-- Given problem --
Nothing in the data should change when you return it, but leave the pictures out.

— start of Given records —

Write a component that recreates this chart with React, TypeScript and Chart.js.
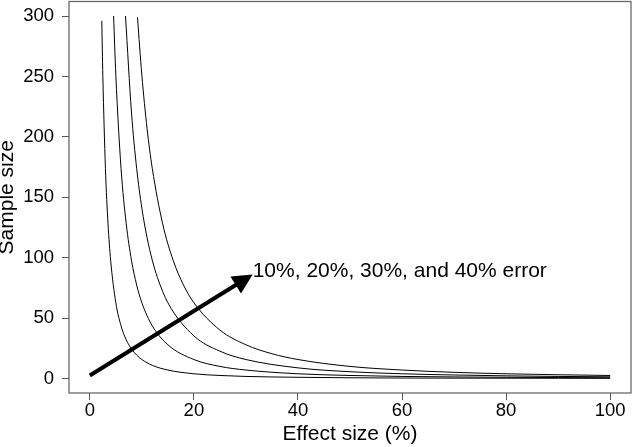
import React, { useEffect, useRef } from "react";
import { Chart, registerables } from "chart.js";

Chart.register(...registerables);

// Effect size (%) and sample size (10%, 20%, 30%, 40% error)
const effect10 = [2.3, 2.5, 3, 3.5, 4, 5, 6, 7, 8, 9, 10, 12, 15, 20, 25, 30, 40, 50, 60, 70, 80, 90, 100];
const sample10 = [296, 251, 174, 128, 98, 62.7, 43.6, 32, 24.5, 19.4, 15.7, 10.9, 7.0, 3.9, 2.5, 1.7, 1.0, 0.6, 0.4, 0.3, 0.25, 0.2, 0.16];

const effect20 = [4.57, 5, 6, 7, 8, 9, 10, 12, 15, 20, 25, 30, 40, 50, 60, 70, 80, 90, 100];
const sample20 = [300, 251, 174, 128, 98, 77.4, 62.7, 43.6, 27.9, 15.7, 10, 7, 3.9, 2.5, 1.7, 1.3, 1.0, 0.8, 0.6];

const effect30 = [6.86, 8, 9, 10, 11, 12, 13, 15, 20, 25, 30, 40, 50, 60, 70, 80, 90, 100];
const sample30 = [300, 220.5, 174, 141, 116.6, 98, 83.5, 62.7, 35.3, 22.6, 15.7, 8.8, 5.6, 3.9, 2.9, 2.2, 1.7, 1.4];

const effect40 = [9.16, 10, 11, 12, 14, 16, 18, 20, 25, 30, 35, 40, 50, 60, 70, 80, 90, 100];
const sample40 = [299, 251, 207, 174, 128, 98, 77.4, 62.7, 40.1, 27.9, 20.5, 15.7, 10, 7, 5.1, 3.9, 3.1, 2.5];

const xTicks = [0, 20, 40, 60, 80, 100];
const yTicks = [0, 50, 100, 150, 200, 250, 300];

const arrowFrom = [0, 2.5];
const arrowTo = [31.3, 86];
const annotation = "10%, 20%, 30%, and 40% error";

const FONT = "'Liberation Sans', Arial, Helvetica, sans-serif";

function toPoints(xs: number[], ys: number[]) {
  return xs.map((x, i) => ({ x, y: ys[i] }));
}

export default function App() {
  const ref = useRef<HTMLCanvasElement | null>(null);

  useEffect(() => {
    document.body.style.margin = "0";
    const canvas = ref.current;
    if (!canvas) return;

    const boxPlugin = {
      id: "boxAndArrow",
      afterDatasetsDraw(chart: any) {
        const { ctx, chartArea, scales } = chart;
        ctx.save();
        // plot box
        ctx.strokeStyle = "#6a6a6a";
        ctx.lineWidth = 1.3;
        ctx.strokeRect(chartArea.left, chartArea.top, chartArea.right - chartArea.left, chartArea.bottom - chartArea.top);

        // arrow
        const x0 = scales.x.getPixelForValue(arrowFrom[0]);
        const y0 = scales.y.getPixelForValue(arrowFrom[1]);
        const x1 = scales.x.getPixelForValue(arrowTo[0]);
        const y1 = scales.y.getPixelForValue(arrowTo[1]);
        const ang = Math.atan2(y1 - y0, x1 - x0);
        const headLen = 20;
        const headHalf = 10;
        const bx = x1 - headLen * Math.cos(ang);
        const by = y1 - headLen * Math.sin(ang);
        ctx.strokeStyle = "#000";
        ctx.lineWidth = 4;
        ctx.lineCap = "butt";
        ctx.beginPath();
        ctx.moveTo(x0, y0);
        ctx.lineTo(bx + 2 * Math.cos(ang), by + 2 * Math.sin(ang));
        ctx.stroke();
        ctx.fillStyle = "#000";
        ctx.beginPath();
        ctx.moveTo(x1, y1);
        ctx.lineTo(bx + headHalf * Math.sin(ang), by - headHalf * Math.cos(ang));
        ctx.lineTo(bx - headHalf * Math.sin(ang), by + headHalf * Math.cos(ang));
        ctx.closePath();
        ctx.fill();

        // annotation text
        ctx.font = `21px ${FONT}`;
        ctx.textAlign = "left";
        ctx.textBaseline = "alphabetic";
        ctx.fillStyle = "#000";
        ctx.fillText(annotation, x1, y1 + 2.5);
        ctx.restore();
      },
    };

    const lineDs = (xs: number[], ys: number[]) => ({
      data: toPoints(xs, ys),
      borderColor: "#000",
      borderWidth: 1,
      pointRadius: 0,
      fill: false,
      cubicInterpolationMode: "monotone" as const,
      showLine: true,
    });

    const chart = new Chart(canvas, {
      type: "scatter",
      data: {
        datasets: [
          lineDs(effect10, sample10),
          lineDs(effect20, sample20),
          lineDs(effect30, sample30),
          lineDs(effect40, sample40),
        ],
      },
      options: {
        animation: false,
        responsive: false,
        devicePixelRatio: 1,
        layout: { padding: { left: 0, top: 1.5, right: 1, bottom: 0 } },
        plugins: {
          legend: { display: false },
          tooltip: { enabled: false },
        },
        scales: {
          x: {
            type: "linear",
            min: -4,
            max: 104,
            afterBuildTicks: (scale: any) => {
              scale.ticks = xTicks.map((v) => ({ value: v }));
            },
            afterFit: (scale: any) => {
              scale.height = 54;
              scale.paddingLeft = 0;
              scale.paddingRight = 0;
            },
            grid: { display: true, drawOnChartArea: false, drawTicks: true, tickLength: 7, color: "#555", lineWidth: 1 },
            border: { display: false },
            ticks: { padding: 0, color: "#000", font: { family: FONT, size: 18.5 }, maxRotation: 0 },
            title: {
              display: true,
              text: "Effect size (%)",
              color: "#000",
              font: { family: FONT, size: 21 },
              padding: { top: 0, bottom: 0 },
            },
          },
          y: {
            type: "linear",
            min: -12,
            max: 312,
            afterBuildTicks: (scale: any) => {
              scale.ticks = yTicks.map((v) => ({ value: v }));
            },
            afterFit: (scale: any) => {
              scale.width = 69;
              scale.paddingTop = 0;
              scale.paddingBottom = 0;
            },
            grid: { display: true, drawOnChartArea: false, drawTicks: true, tickLength: 7, color: "#555", lineWidth: 1 },
            border: { display: false },
            ticks: { padding: 8, color: "#000", font: { family: FONT, size: 18.5 } },
            title: {
              display: true,
              text: "Sample size",
              color: "#000",
              font: { family: FONT, size: 21 },
              padding: { top: -5, bottom: 0 },
            },
          },
        },
      },
      plugins: [boxPlugin],
    });

    return () => chart.destroy();
  }, []);

  return (
    <div style={{ width: 632, height: 447 }}>
      <canvas ref={ref} width={632} height={447} style={{ display: "block" }} />
    </div>
  );
}
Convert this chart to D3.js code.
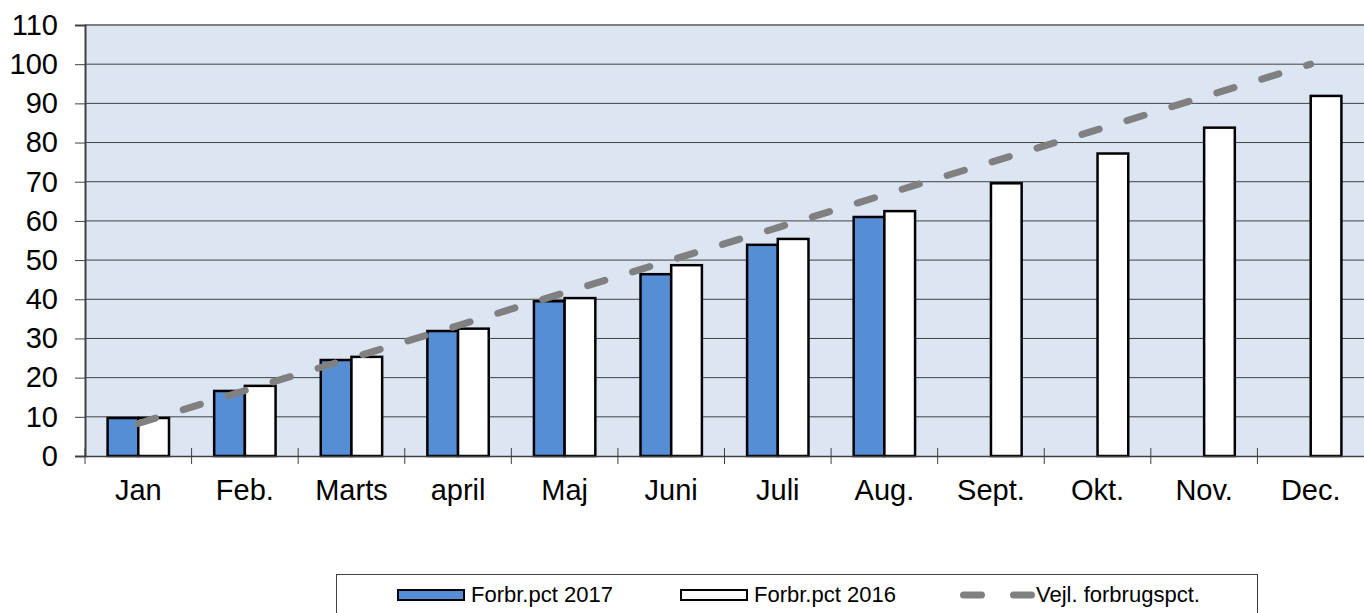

— end of Given records —

-- Solution to this problem --
Write a component that recreates this chart with React, TypeScript and Chart.js.
import React, { useEffect, useRef } from "react";
import { Chart, registerables } from "chart.js";

Chart.register(...registerables);

// Effect size (%) and sample size (10%, 20%, 30%, 40% error)
const effect10 = [2.3, 2.5, 3, 3.5, 4, 5, 6, 7, 8, 9, 10, 12, 15, 20, 25, 30, 40, 50, 60, 70, 80, 90, 100];
const sample10 = [296, 251, 174, 128, 98, 62.7, 43.6, 32, 24.5, 19.4, 15.7, 10.9, 7.0, 3.9, 2.5, 1.7, 1.0, 0.6, 0.4, 0.3, 0.25, 0.2, 0.16];

const effect20 = [4.57, 5, 6, 7, 8, 9, 10, 12, 15, 20, 25, 30, 40, 50, 60, 70, 80, 90, 100];
const sample20 = [300, 251, 174, 128, 98, 77.4, 62.7, 43.6, 27.9, 15.7, 10, 7, 3.9, 2.5, 1.7, 1.3, 1.0, 0.8, 0.6];

const effect30 = [6.86, 8, 9, 10, 11, 12, 13, 15, 20, 25, 30, 40, 50, 60, 70, 80, 90, 100];
const sample30 = [300, 220.5, 174, 141, 116.6, 98, 83.5, 62.7, 35.3, 22.6, 15.7, 8.8, 5.6, 3.9, 2.9, 2.2, 1.7, 1.4];

const effect40 = [9.16, 10, 11, 12, 14, 16, 18, 20, 25, 30, 35, 40, 50, 60, 70, 80, 90, 100];
const sample40 = [299, 251, 207, 174, 128, 98, 77.4, 62.7, 40.1, 27.9, 20.5, 15.7, 10, 7, 5.1, 3.9, 3.1, 2.5];

const xTicks = [0, 20, 40, 60, 80, 100];
const yTicks = [0, 50, 100, 150, 200, 250, 300];

const arrowFrom = [0, 2.5];
const arrowTo = [31.3, 86];
const annotation = "10%, 20%, 30%, and 40% error";

const FONT = "'Liberation Sans', Arial, Helvetica, sans-serif";

function toPoints(xs: number[], ys: number[]) {
  return xs.map((x, i) => ({ x, y: ys[i] }));
}

export default function App() {
  const ref = useRef<HTMLCanvasElement | null>(null);

  useEffect(() => {
    document.body.style.margin = "0";
    const canvas = ref.current;
    if (!canvas) return;

    const boxPlugin = {
      id: "boxAndArrow",
      afterDatasetsDraw(chart: any) {
        const { ctx, chartArea, scales } = chart;
        ctx.save();
        // plot box
        ctx.strokeStyle = "#6a6a6a";
        ctx.lineWidth = 1.3;
        ctx.strokeRect(chartArea.left, chartArea.top, chartArea.right - chartArea.left, chartArea.bottom - chartArea.top);

        // arrow
        const x0 = scales.x.getPixelForValue(arrowFrom[0]);
        const y0 = scales.y.getPixelForValue(arrowFrom[1]);
        const x1 = scales.x.getPixelForValue(arrowTo[0]);
        const y1 = scales.y.getPixelForValue(arrowTo[1]);
        const ang = Math.atan2(y1 - y0, x1 - x0);
        const headLen = 20;
        const headHalf = 10;
        const bx = x1 - headLen * Math.cos(ang);
        const by = y1 - headLen * Math.sin(ang);
        ctx.strokeStyle = "#000";
        ctx.lineWidth = 4;
        ctx.lineCap = "butt";
        ctx.beginPath();
        ctx.moveTo(x0, y0);
        ctx.lineTo(bx + 2 * Math.cos(ang), by + 2 * Math.sin(ang));
        ctx.stroke();
        ctx.fillStyle = "#000";
        ctx.beginPath();
        ctx.moveTo(x1, y1);
        ctx.lineTo(bx + headHalf * Math.sin(ang), by - headHalf * Math.cos(ang));
        ctx.lineTo(bx - headHalf * Math.sin(ang), by + headHalf * Math.cos(ang));
        ctx.closePath();
        ctx.fill();

        // annotation text
        ctx.font = `21px ${FONT}`;
        ctx.textAlign = "left";
        ctx.textBaseline = "alphabetic";
        ctx.fillStyle = "#000";
        ctx.fillText(annotation, x1, y1 + 2.5);
        ctx.restore();
      },
    };

    const lineDs = (xs: number[], ys: number[]) => ({
      data: toPoints(xs, ys),
      borderColor: "#000",
      borderWidth: 1,
      pointRadius: 0,
      fill: false,
      cubicInterpolationMode: "monotone" as const,
      showLine: true,
    });

    const chart = new Chart(canvas, {
      type: "scatter",
      data: {
        datasets: [
          lineDs(effect10, sample10),
          lineDs(effect20, sample20),
          lineDs(effect30, sample30),
          lineDs(effect40, sample40),
        ],
      },
      options: {
        animation: false,
        responsive: false,
        devicePixelRatio: 1,
        layout: { padding: { left: 0, top: 1.5, right: 1, bottom: 0 } },
        plugins: {
          legend: { display: false },
          tooltip: { enabled: false },
        },
        scales: {
          x: {
            type: "linear",
            min: -4,
            max: 104,
            afterBuildTicks: (scale: any) => {
              scale.ticks = xTicks.map((v) => ({ value: v }));
            },
            afterFit: (scale: any) => {
              scale.height = 54;
              scale.paddingLeft = 0;
              scale.paddingRight = 0;
            },
            grid: { display: true, drawOnChartArea: false, drawTicks: true, tickLength: 7, color: "#555", lineWidth: 1 },
            border: { display: false },
            ticks: { padding: 0, color: "#000", font: { family: FONT, size: 18.5 }, maxRotation: 0 },
            title: {
              display: true,
              text: "Effect size (%)",
              color: "#000",
              font: { family: FONT, size: 21 },
              padding: { top: 0, bottom: 0 },
            },
          },
          y: {
            type: "linear",
            min: -12,
            max: 312,
            afterBuildTicks: (scale: any) => {
              scale.ticks = yTicks.map((v) => ({ value: v }));
            },
            afterFit: (scale: any) => {
              scale.width = 69;
              scale.paddingTop = 0;
              scale.paddingBottom = 0;
            },
            grid: { display: true, drawOnChartArea: false, drawTicks: true, tickLength: 7, color: "#555", lineWidth: 1 },
            border: { display: false },
            ticks: { padding: 8, color: "#000", font: { family: FONT, size: 18.5 } },
            title: {
              display: true,
              text: "Sample size",
              color: "#000",
              font: { family: FONT, size: 21 },
              padding: { top: -5, bottom: 0 },
            },
          },
        },
      },
      plugins: [boxPlugin],
    });

    return () => chart.destroy();
  }, []);

  return (
    <div style={{ width: 632, height: 447 }}>
      <canvas ref={ref} width={632} height={447} style={{ display: "block" }} />
    </div>
  );
}
Convert this chart to D3.js code.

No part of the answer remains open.